Material provided.
-- start --
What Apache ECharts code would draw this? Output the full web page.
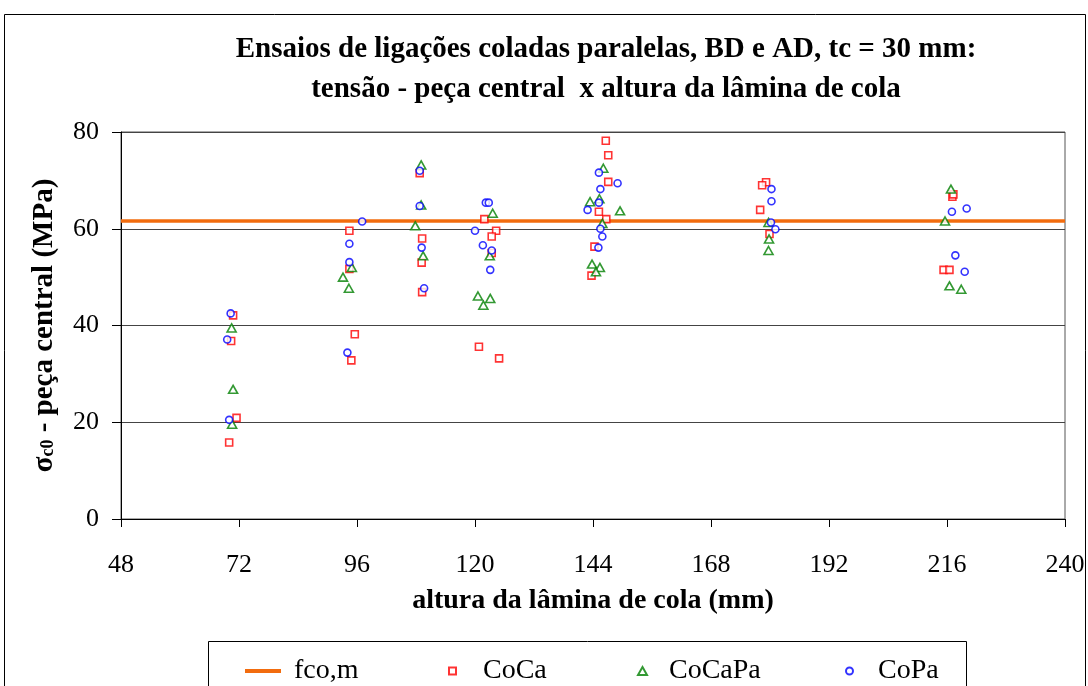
-- end --
-- start --
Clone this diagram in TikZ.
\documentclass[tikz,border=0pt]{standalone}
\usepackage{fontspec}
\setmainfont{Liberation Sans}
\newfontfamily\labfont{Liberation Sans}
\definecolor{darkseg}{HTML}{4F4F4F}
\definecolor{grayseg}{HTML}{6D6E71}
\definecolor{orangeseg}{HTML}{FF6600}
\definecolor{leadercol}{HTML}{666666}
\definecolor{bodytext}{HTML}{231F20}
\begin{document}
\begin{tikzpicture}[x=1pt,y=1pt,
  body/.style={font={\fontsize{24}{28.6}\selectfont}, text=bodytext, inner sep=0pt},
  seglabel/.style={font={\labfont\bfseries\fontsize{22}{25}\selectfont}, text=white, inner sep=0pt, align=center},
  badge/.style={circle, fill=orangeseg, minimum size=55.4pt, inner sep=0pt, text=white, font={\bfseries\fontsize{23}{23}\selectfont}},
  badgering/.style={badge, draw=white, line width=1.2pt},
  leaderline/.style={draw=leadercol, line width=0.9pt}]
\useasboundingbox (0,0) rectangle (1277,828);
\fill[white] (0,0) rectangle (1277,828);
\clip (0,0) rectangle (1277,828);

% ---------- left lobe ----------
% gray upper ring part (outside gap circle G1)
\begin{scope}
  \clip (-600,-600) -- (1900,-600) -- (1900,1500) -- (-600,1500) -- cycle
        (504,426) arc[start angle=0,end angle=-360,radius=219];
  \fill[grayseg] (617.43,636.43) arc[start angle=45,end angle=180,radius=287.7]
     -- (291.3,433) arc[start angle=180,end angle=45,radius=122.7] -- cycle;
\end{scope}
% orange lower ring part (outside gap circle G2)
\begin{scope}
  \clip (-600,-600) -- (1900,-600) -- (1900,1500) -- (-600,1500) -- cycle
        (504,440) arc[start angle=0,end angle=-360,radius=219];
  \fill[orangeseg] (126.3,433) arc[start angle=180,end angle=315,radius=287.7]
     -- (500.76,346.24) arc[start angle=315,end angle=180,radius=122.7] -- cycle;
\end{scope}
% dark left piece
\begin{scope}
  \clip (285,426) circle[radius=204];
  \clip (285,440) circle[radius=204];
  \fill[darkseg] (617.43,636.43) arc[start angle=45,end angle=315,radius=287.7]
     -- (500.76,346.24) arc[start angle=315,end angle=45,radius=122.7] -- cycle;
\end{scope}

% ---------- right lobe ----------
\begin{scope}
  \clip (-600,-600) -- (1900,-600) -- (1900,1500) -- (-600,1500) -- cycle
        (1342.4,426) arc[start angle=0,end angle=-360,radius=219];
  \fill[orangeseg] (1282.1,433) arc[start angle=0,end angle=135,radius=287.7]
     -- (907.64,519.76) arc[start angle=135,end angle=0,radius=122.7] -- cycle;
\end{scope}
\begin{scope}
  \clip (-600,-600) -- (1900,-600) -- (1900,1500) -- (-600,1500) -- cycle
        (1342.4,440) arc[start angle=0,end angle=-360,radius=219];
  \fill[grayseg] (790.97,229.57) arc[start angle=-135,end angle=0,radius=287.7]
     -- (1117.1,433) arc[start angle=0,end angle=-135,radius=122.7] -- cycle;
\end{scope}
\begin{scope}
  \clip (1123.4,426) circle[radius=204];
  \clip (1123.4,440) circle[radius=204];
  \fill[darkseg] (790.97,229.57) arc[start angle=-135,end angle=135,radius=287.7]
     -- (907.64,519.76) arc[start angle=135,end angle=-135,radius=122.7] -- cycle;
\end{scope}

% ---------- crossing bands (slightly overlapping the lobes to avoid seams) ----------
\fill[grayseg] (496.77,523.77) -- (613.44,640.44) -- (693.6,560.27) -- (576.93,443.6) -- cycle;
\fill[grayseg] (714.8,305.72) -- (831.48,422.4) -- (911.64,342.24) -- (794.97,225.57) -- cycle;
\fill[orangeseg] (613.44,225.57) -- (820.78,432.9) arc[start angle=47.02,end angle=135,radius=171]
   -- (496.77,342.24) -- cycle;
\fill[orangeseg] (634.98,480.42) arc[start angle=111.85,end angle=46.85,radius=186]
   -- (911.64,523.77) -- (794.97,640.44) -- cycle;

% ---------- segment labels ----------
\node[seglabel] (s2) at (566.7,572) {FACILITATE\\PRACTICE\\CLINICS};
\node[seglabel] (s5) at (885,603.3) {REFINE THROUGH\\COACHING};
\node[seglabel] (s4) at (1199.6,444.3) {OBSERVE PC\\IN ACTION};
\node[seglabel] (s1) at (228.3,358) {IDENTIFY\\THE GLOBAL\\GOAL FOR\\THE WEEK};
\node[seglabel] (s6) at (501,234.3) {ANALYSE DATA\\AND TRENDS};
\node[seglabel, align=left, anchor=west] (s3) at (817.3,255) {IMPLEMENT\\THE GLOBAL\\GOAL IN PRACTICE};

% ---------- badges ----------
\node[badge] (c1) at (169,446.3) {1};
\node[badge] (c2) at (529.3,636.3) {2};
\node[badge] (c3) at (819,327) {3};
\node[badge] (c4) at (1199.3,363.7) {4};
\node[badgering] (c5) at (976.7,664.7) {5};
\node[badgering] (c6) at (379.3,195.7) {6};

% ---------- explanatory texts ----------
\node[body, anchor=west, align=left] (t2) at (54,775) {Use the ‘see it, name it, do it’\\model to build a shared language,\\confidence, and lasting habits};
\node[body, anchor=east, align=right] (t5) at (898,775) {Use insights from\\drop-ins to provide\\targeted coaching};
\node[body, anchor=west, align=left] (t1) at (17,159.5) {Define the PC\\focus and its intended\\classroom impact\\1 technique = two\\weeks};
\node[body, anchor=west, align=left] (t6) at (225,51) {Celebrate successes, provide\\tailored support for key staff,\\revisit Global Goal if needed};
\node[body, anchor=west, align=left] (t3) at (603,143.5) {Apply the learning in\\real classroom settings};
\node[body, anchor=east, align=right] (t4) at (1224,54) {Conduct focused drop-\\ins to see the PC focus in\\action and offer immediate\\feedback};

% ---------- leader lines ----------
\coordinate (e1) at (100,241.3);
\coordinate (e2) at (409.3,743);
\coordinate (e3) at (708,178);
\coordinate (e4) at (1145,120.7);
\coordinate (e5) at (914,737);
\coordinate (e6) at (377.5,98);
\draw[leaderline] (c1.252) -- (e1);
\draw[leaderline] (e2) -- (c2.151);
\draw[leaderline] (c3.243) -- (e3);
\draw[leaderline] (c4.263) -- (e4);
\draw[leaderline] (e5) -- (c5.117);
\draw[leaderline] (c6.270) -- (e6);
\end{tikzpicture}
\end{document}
-- end --
Brief. Say how many lines of the material contain the word "draw", with no other text.

Correct output. 9